When it comes to climate change, everything is intertwined and connected. Science, technology, economics and finance cannot and must not be looked at in isolation. Finance can play a very important role in providing suitable for enacting optimal policies and economic analysis. Economic analysis, in turn, requires a scientific understanding of state-of-the-art climate modelling so that everything is linked together.

The solutions can’t come from finance itself and the solutions can’t come without finance. All the pieces of the puzzle are all locked together and must be pieced together to come up with a practical solution. It is clear that to tackle climate change in a decisive manner, we will have to conduct a major redirection of resources from all areas of economic activity. This is not going to be a small undertaking, and this raises the question of how we are going to finance it. Finance can provide efficient ways in which to finance the required initiatives and can come from the private or the public sector. There is another important element: finance can exert pressure, to the extent that asset managers can decide to direct their investment to industries, sectors, and groups that are climate change compliant or in favour of controlling climate change. Finance must help find the most efficient ways of financing these major efforts with innovative initiatives, collaboration between private and public sector, etc. 

 

How is EDHEC contributing to the debate and research on climate change and sustainable finance? 

EDHEC and the EDHEC-Risk Institute, in particular, have an established reputation in the financial domain. But some of EDHEC’s faculty members, such as Lionel Martellini and myself, also have a strong physics background. The different disciplines – physics, economics, technology, and finance – are so intertwined that it is a huge bonus to having faculty members with PhDs in physics, nuclear engineering, and finance. Together, we can make an informed contribution to the debate. For instance, I have a PhD in science materials and a doctorate in nuclear engineering and I’m a professor of finance. I can, therefore, provide a comprehensive view on two important elements of the climate change spectrum, but also pool my skills with those of my colleagues to gain a 360°-degree view. To give you an example, my financial specialty in asset pricing and my physics background allow me to work with integrated asset models to establish a link between the physics of climate change and the impact on asset prices and the return on assets.

 

Can you tell us more about integrated assessment models? What are they and how are they useful?

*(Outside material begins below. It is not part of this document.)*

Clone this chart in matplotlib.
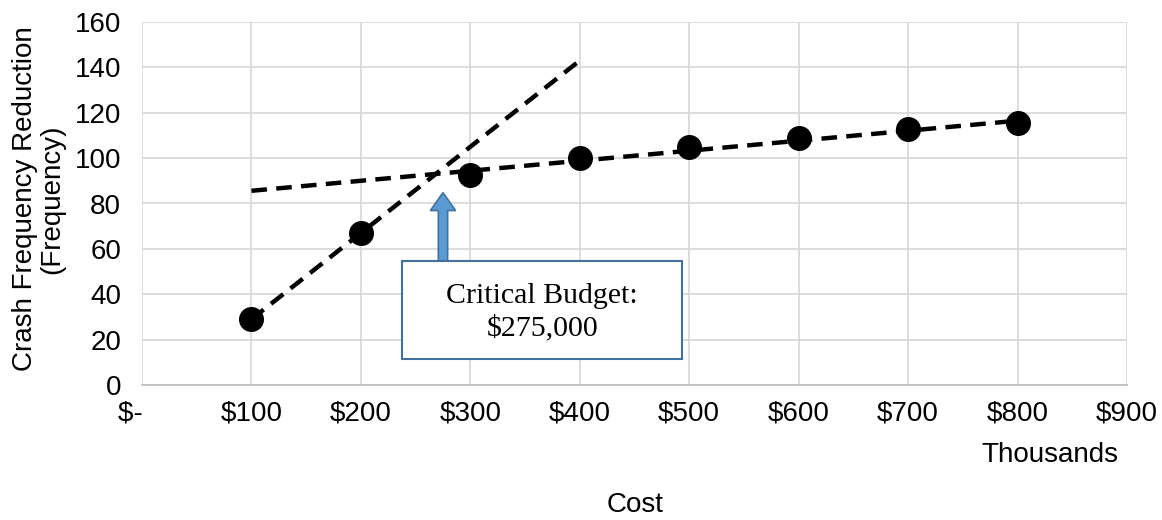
#!/usr/bin/env python3
"""
Crash frequency reduction vs. cost, with two linear trend segments
and the critical budget where they cross.
"""

import matplotlib
matplotlib.use('Agg')
import matplotlib.pyplot as plt
from matplotlib.patches import Rectangle, FancyArrow

# cost in thousands of dollars, reduction in crashes
cost = [100, 200, 300, 400, 500, 600, 700, 800]
reduction = [29, 67, 92.5, 100, 105, 109, 113, 115.5]

# trend segments (steep early gain, flat later gain)
steep_x = [100, 400]
steep_y = [29, 143]
flat_x = [100, 800]
flat_y = [85.6, 116.5]

critical_budget = 275000  # dollars
x_ticks = [0, 100, 200, 300, 400, 500, 600, 700, 800, 900]
x_tick_labels = ['$-   ', '$100', '$200', '$300', '$400', '$500',
                 '$600', '$700', '$800', '$900']
y_ticks = [0, 20, 40, 60, 80, 100, 120, 140, 160]

SANS = 'Liberation Sans'
SERIF = 'Liberation Serif'
GRID = '#D9D9D9'
FS = 20

fig = plt.figure(figsize=(11.62, 5.2), dpi=100)
ax = fig.add_axes([142 / 1162, 1 - 385 / 520, (1127 - 142) / 1162, (385 - 22) / 520])

dash = dict(color='black', lw=3.2, ls=(0, (3.5, 2.1)), dash_capstyle='butt')
ax.plot(steep_x, steep_y, zorder=3, **dash)
ax.plot(flat_x, flat_y, zorder=3, **dash)
ax.plot(cost, reduction, ls='none', marker='o', ms=17, color='black', zorder=4)

# callout box + block arrow pointing at the crossing
arrow_x = critical_budget / 1000
ax.add_patch(FancyArrow(arrow_x, 54.2, 0, 30.6 - 7.9, width=8.5,
                        head_width=23, head_length=7.9,
                        length_includes_head=False,
                        facecolor='#5B9BD5', edgecolor='#41719C', lw=1.2, zorder=5))
ax.add_patch(Rectangle((237.7, 11.5), 493.6 - 237.7, 54.6 - 11.5,
                       facecolor='white', edgecolor='#41719C', lw=1.5, zorder=6))
ax.text((237.7 + 493.6) / 2, 32.0, f'Critical Budget:\n${critical_budget:,}',
        ha='center', va='center', fontsize=21.5, family=SERIF, zorder=7,
        linespacing=1.3)

ax.set_xlim(0, 900)
ax.set_ylim(0, 160)
ax.set_xticks(x_ticks)
ax.set_xticklabels(x_tick_labels)
ax.set_yticks(y_ticks)
ax.grid(True, color=GRID, lw=1.3, zorder=0)
ax.set_axisbelow(True)
for side in ('top', 'right', 'left'):
    ax.spines[side].set_visible(False)
ax.spines['bottom'].set_color('#BFBFBF')
ax.spines['bottom'].set_linewidth(1.3)
ax.tick_params(length=0, labelsize=FS)
ax.tick_params(axis='x', pad=11)
ax.tick_params(axis='y', pad=15)
for lbl in ax.get_xticklabels() + ax.get_yticklabels():
    lbl.set_family(SANS)

fig.text(39 / 1162, 1 - 199 / 520, 'Crash Frequency Reduction\n(Frequency)',
         rotation=90, ha='center', va='center', fontsize=FS, family=SANS,
         linespacing=1.05)
fig.text(1118 / 1162, 1 - 455 / 520, 'Thousands', ha='right', va='center',
         fontsize=FS, family=SANS)
fig.text(635 / 1162, 1 - 505 / 520, 'Cost', ha='center', va='center',
         fontsize=FS, family=SANS)

fig.savefig('out.png', dpi=100)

Integrated assessment models (IAMs), of which the DICE model developed by Nobel Laureate William Nordhaus is probably the best known, are ambitious attempts to model the physics, technology, and economics of climate change. Of necessity, they have to make sweeping assumptions, but they provide a solid framework for looking coherently at climate change in its intertwined aspects. They are not perfect, of course, but they at least clarify where policy conclusions come from. Also, they lend themselves to sensitivity analysis, which helps to identify what the really important input parameters are. The next step is to establish a link to asset pricing in an IAM. This would move their relevance from the policy to the investment domain. The EDHEC-Risk Institute is actively involved in such efforts.